Dozens of pheasant and partridge shoots have already been called off, and as many as 70 percent of partridge shoots and nearly a third of planned pheasant shoots may ultimately be cancelled, according a report in the Guardian, which cites estimates by Guns On Pegs, a kind of Airbnb for booking shoots.

The shortage of birds has the potential to cause severe economic pain for the £2.4 billion industry in England, where as much as 75 percent of rural land is managed for some type of shooting, according to Dominic Boulton, policy advisor for the UK’s Game Farmers Association (GFA).
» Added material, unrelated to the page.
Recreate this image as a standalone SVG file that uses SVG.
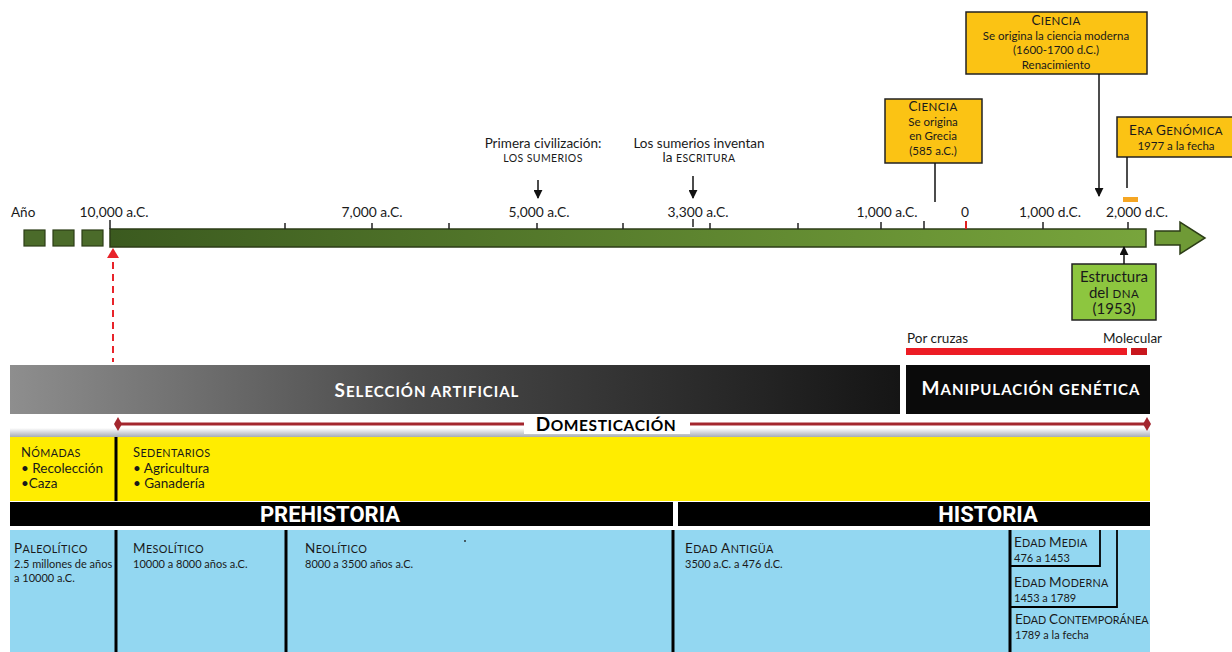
<svg xmlns="http://www.w3.org/2000/svg" width="1232" height="652" viewBox="0 0 1232 652">
  <style>
    text { font-family: Lato, "Open Sans", "DejaVu Sans", sans-serif; fill: #1a1a1a; }
    .yr { font-size: 13.8px; text-anchor: middle; }
    .note { font-size: 13.5px; text-anchor: middle; }
    .scs { font-size: 10.5px; letter-spacing: 0.4px; }
    .cap { font-size: 13.5px; }
    .box { fill: #fbc314; stroke: #222; stroke-width: 1.5; }
    .boxt { font-size: 11.5px; text-anchor: middle; }
    .tick { stroke: #222; stroke-width: 1.5; }
    .lbl { font-size: 13.5px; }
    .per { font-size: 10.8px; letter-spacing: 0.4px; }
    .pers { font-size: 11px; }
    .vline { stroke: #000; stroke-width: 3; }
    .band { font-weight: bold; font-size: 15px; letter-spacing: 1px; }
    .bcap { font-size: 19px; }
    .bar-title { font-family: Roboto, "Liberation Sans", sans-serif; font-weight: bold; font-size: 22px; fill: #fff; text-anchor: middle; }
  </style>
  <defs>
    <linearGradient id="gBar" x1="0" x2="1" y1="0" y2="0">
      <stop offset="0" stop-color="#3b5a1f"/>
      <stop offset="1" stop-color="#78a53c"/>
    </linearGradient>
    <linearGradient id="gSel" x1="0" x2="1" y1="0" y2="0">
      <stop offset="0" stop-color="#8e8e8e"/>
      <stop offset="0.45" stop-color="#4a4a4a"/>
      <stop offset="1" stop-color="#151515"/>
    </linearGradient>
    <linearGradient id="gShade" x1="0" x2="0" y1="0" y2="1">
      <stop offset="0" stop-color="#ffffff"/>
      <stop offset="1" stop-color="#9ea4ab"/>
    </linearGradient>
    <marker id="arr" viewBox="0 0 10 10" refX="9" refY="5" markerWidth="6" markerHeight="6" orient="auto-start-reverse">
      <path d="M0,0 L10,5 L0,10 z" fill="#111"/>
    </marker>
  </defs>

  <!-- timeline -->
  <g id="timeline">
    <text x="11" y="217" class="lbl">Año</text>
    <rect x="24" y="230" width="21" height="16" fill="#4b6b2a" stroke="#2c3d17" stroke-width="1.2"/>
    <rect x="53" y="230" width="21" height="16" fill="#4b6b2a" stroke="#2c3d17" stroke-width="1.2"/>
    <rect x="82" y="230" width="21" height="16" fill="#4b6b2a" stroke="#2c3d17" stroke-width="1.2"/>
    <rect x="110" y="229" width="1036" height="18" fill="url(#gBar)" stroke="#2c3d17" stroke-width="1.5"/>
    <path d="M1155,231 L1180,231 L1180,222 L1205,238 L1180,254 L1180,245 L1155,245 z" fill="#6f9a36" stroke="#2c3d17" stroke-width="1.5"/>
    <g class="tick">
      <line x1="110" y1="220" x2="110" y2="229"/>
      <line x1="285" y1="223" x2="285" y2="229"/>
      <line x1="372" y1="223" x2="372" y2="229"/>
      <line x1="449" y1="223" x2="449" y2="229"/>
      <line x1="537" y1="223" x2="537" y2="229"/>
      <line x1="623" y1="223" x2="623" y2="229"/>
      <line x1="710" y1="223" x2="710" y2="229"/>
      <line x1="798" y1="223" x2="798" y2="229"/>
      <line x1="881" y1="222" x2="881" y2="229"/>
      <line x1="924" y1="221" x2="924" y2="229"/>
      <line x1="1043" y1="222" x2="1043" y2="229"/>
      <line x1="1128" y1="222" x2="1128" y2="229"/>
    </g>
    <line x1="966" y1="221" x2="966" y2="229" stroke="#e02020" stroke-width="2"/>
    <text x="114" y="217" class="yr">10,000 a.C.</text>
    <text x="372" y="217" class="yr">7,000 a.C.</text>
    <text x="539" y="217" class="yr">5,000 a.C.</text>
    <text x="698" y="217" class="yr">3,300 a.C.</text>
    <text x="887" y="217" class="yr">1,000 a.C.</text>
    <text x="965" y="217" class="yr">0</text>
    <text x="1050" y="217" class="yr">1,000 d.C.</text>
    <text x="1137" y="217" class="yr">2,000 d.C.</text>
    <line x1="693" y1="219" x2="693" y2="227" stroke="#222" stroke-width="1.5"/>
    <rect x="1123" y="197" width="15" height="5" fill="#f5a623"/>
  </g>

  <!-- annotations above the timeline -->
  <g id="sumerios">
    <text x="543" y="148" class="note">Primera civilización:</text>
    <text x="543" y="162" class="note scs">LOS SUMERIOS</text>
  </g>
  <g id="escritura">
    <text x="699" y="148" class="note">Los sumerios inventan</text>
    <text x="699" y="162" class="note">la <tspan class="scs">ESCRITURA</tspan></text>
  </g>
  <g id="ciencia-grecia">
    <rect x="885" y="99" width="97" height="64" class="box"/>
    <text x="933" y="111" class="boxt scs"><tspan class="cap">C</tspan>IENCIA</text>
    <text x="933" y="126" class="boxt">Se origina</text>
    <text x="933" y="140" class="boxt">en Grecia</text>
    <text x="933" y="155" class="boxt">(585 a.C.)</text>
  </g>
  <g id="ciencia-moderna">
    <rect x="966" y="12" width="181" height="62" class="box"/>
    <text x="1056" y="25" class="boxt scs"><tspan class="cap">C</tspan>IENCIA</text>
    <text x="1056" y="40" class="boxt">Se origina la ciencia moderna</text>
    <text x="1056" y="54" class="boxt">(1600-1700 d.C.)</text>
    <text x="1056" y="69" class="boxt">Renacimiento</text>
  </g>
  <g id="era-genomica">
    <rect x="1117" y="117" width="120" height="40" class="box"/>
    <text x="1176" y="135" class="boxt scs"><tspan class="cap">E</tspan>RA <tspan class="cap">G</tspan>ENÓMICA</text>
    <text x="1176" y="150" class="boxt">1977 a la fecha</text>
  </g>
  <g id="dna">
    <rect x="1072" y="264" width="84" height="56" fill="#8dc63f" stroke="#222" stroke-width="1.5"/>
    <text x="1114" y="282" class="note" style="font-size:15px">Estructura</text>
    <text x="1114" y="298" class="note" style="font-size:15px">del <tspan class="scs" style="font-size:11.5px">DNA</tspan></text>
    <text x="1114" y="314" class="note" style="font-size:15px">(1953)</text>
  </g>

  <!-- connectors -->
  <g id="connectors" fill="none">
    <line x1="538" y1="180" x2="538" y2="198" stroke="#111" stroke-width="1.5" marker-end="url(#arr)"/>
    <line x1="693" y1="176" x2="693" y2="198" stroke="#111" stroke-width="1.5" marker-end="url(#arr)"/>
    <line x1="935" y1="163" x2="935" y2="202" stroke="#111" stroke-width="1.5"/>
    <line x1="1099" y1="74" x2="1099" y2="196" stroke="#111" stroke-width="1.5" marker-end="url(#arr)"/>
    <line x1="1127" y1="157" x2="1127" y2="188" stroke="#111" stroke-width="1.5"/>
    <line x1="1124" y1="264" x2="1124" y2="247" stroke="#111" stroke-width="1.5" marker-end="url(#arr)"/>
    <line x1="113" y1="262" x2="113" y2="362" stroke="#e8232a" stroke-width="2" stroke-dasharray="7,5"/>
    <path d="M113,248 L119,258 L107,258 z" fill="#e8232a"/>
  </g>

  <!-- genetic technique bars -->
  <g id="tecnicas">
    <text x="907" y="343" class="lbl">Por cruzas</text>
    <text x="1162" y="343" class="lbl" text-anchor="end">Molecular</text>
    <rect x="906" y="348" width="221" height="7" fill="#ec1c24"/>
    <rect x="1131" y="348" width="16" height="7" fill="#c8161d"/>
  </g>

  <g id="seleccion">
    <rect x="10" y="365" width="890" height="49" fill="url(#gSel)"/>
    <text x="427" y="397" class="band" text-anchor="middle" style="fill:#fff"><tspan class="bcap">S</tspan>ELECCIÓN ARTIFICIAL</text>
  </g>
  <g id="manipulacion">
    <rect x="906" y="365" width="244" height="49" fill="#0a0a0a"/>
    <text x="1031" y="395" class="band" text-anchor="middle" style="fill:#fff"><tspan class="bcap">M</tspan>ANIPULACIÓN GENÉTICA</text>
  </g>

  <!-- domestication span -->
  <g id="domesticacion">
    <rect x="10" y="428" width="1140" height="10" fill="url(#gShade)"/>
    <line x1="118" y1="424" x2="1147" y2="424" stroke="#a3262e" stroke-width="3"/>
    <path d="M114,424 L118,417 L122,424 L118,431 z" fill="#a3262e"/>
    <path d="M1143,424 L1147,417 L1151,424 L1147,431 z" fill="#a3262e"/>
    <rect x="524" y="414" width="166" height="20" fill="#fff"/>
    <text x="606" y="431" class="band" text-anchor="middle" style="font-size:15.5px;letter-spacing:0.6px;fill:#000"><tspan class="bcap">D</tspan>OMESTICACIÓN</text>
  </g>

  <!-- ways of life -->
  <g id="modos-vida">
    <rect x="10" y="437" width="1140" height="64" fill="#ffed00"/>
    <line x1="116" y1="437" x2="116" y2="501" class="vline"/>
    <text x="21" y="457" class="per"><tspan class="cap" style="font-size:13px">N</tspan>ÓMADAS</text>
    <text x="21" y="472.5" class="lbl">• Recolección</text>
    <text x="21" y="487.5" class="lbl">•Caza</text>
    <text x="133" y="457" class="per"><tspan class="cap" style="font-size:13px">S</tspan>EDENTARIOS</text>
    <text x="133" y="472.5" class="lbl">• Agricultura</text>
    <text x="133" y="487.5" class="lbl">• Ganadería</text>
  </g>

  <g id="eras">
    <rect x="10" y="502" width="663" height="24" fill="#000"/>
    <rect x="678" y="502" width="472" height="24" fill="#000"/>
    <text x="330" y="522" class="bar-title">PREHISTORIA</text>
    <text x="988" y="522" class="bar-title">HISTORIA</text>
  </g>

  <!-- periods -->
  <g id="periodos">
    <rect x="10" y="530" width="1140" height="122" fill="#93d7f1"/>
    <line x1="116" y1="530" x2="116" y2="652" class="vline"/>
    <line x1="286" y1="530" x2="286" y2="652" class="vline"/>
    <line x1="673" y1="530" x2="673" y2="652" class="vline"/>
    <line x1="1010" y1="530" x2="1010" y2="652" class="vline"/>
    <polyline points="1100,530 1100,566 1010,566" fill="none" stroke="#000" stroke-width="1.8"/>
    <polyline points="1117,530 1117,607 1010,607" fill="none" stroke="#000" stroke-width="1.8"/>
    <circle cx="465" cy="541" r="0.9" fill="#222"/>
    <text x="14" y="553" class="per"><tspan class="cap">P</tspan>ALEOLÍTICO</text>
    <text x="14" y="568" class="pers">2.5 millones de años</text>
    <text x="14" y="582" class="pers">a 10000 a.C.</text>
    <text x="133" y="553" class="per"><tspan class="cap">M</tspan>ESOLÍTICO</text>
    <text x="133" y="568" class="pers">10000 a 8000 años a.C.</text>
    <text x="305" y="553" class="per"><tspan class="cap">N</tspan>EOLÍTICO</text>
    <text x="305" y="568" class="pers">8000 a 3500 años a.C.</text>
    <text x="685" y="553" class="per"><tspan class="cap">E</tspan>DAD <tspan class="cap">A</tspan>NTIGÜA</text>
    <text x="685" y="568" class="pers">3500 a.C. a 476 d.C.</text>
    <text x="1014" y="547" class="per" style="letter-spacing:0.2px"><tspan class="cap">E</tspan>DAD <tspan class="cap">M</tspan>EDIA</text>
    <text x="1014" y="562" class="pers">476 a 1453</text>
    <text x="1014" y="587" class="per" style="letter-spacing:0.2px"><tspan class="cap">E</tspan>DAD <tspan class="cap">M</tspan>ODERNA</text>
    <text x="1014" y="602" class="pers">1453 a 1789</text>
    <text x="1015" y="624" class="per" style="letter-spacing:0px"><tspan class="cap">E</tspan>DAD <tspan class="cap">C</tspan>ONTEMPORÁNEA</text>
    <text x="1015" y="639" class="pers">1789 a la fecha</text>
  </g>
</svg>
At least 93 game keepers have already been laid off, and cancellation of shoots would affect beaters and caterers, as well as restaurant and inn owners and employees, all of whom rely on the influx of shooting clients each fall, Boulton told the Guardian.

The GFA began warning in March that a significant number of gamebird breeding sites in the Vendee and Loire Atlantique regions of France had confirmed cases of avian influenza in captive birds. “The result of this is that no eggs, chicks etc. can leave these disease control zones without a license. The GFA has been heavily involved in trying to find some resolution to these problems, but the situation is constantly changing and despite our best efforts there is currently no permanent solution in sight.”

With only weeks to go before pheasant and partridge seasons open, there appears to be too little time to recover. “If you want to start shooting on 1 October, your birds need to be eight weeks old by the end of June when they can be released into the wild,” Boulton told the Guardian. New bird flu cases were detected in France into mid-June, and farmers there must wait 90 days after culling their flocks before they can resume international exports.

British hunters can still look forward to red grouse shooting, however, which relies on wild populations rather than reared and stocked birds. The “Glorious Twelfth,” the traditional red grouse opener that annually kicks off the UK’s shooting season, is Aug. 12.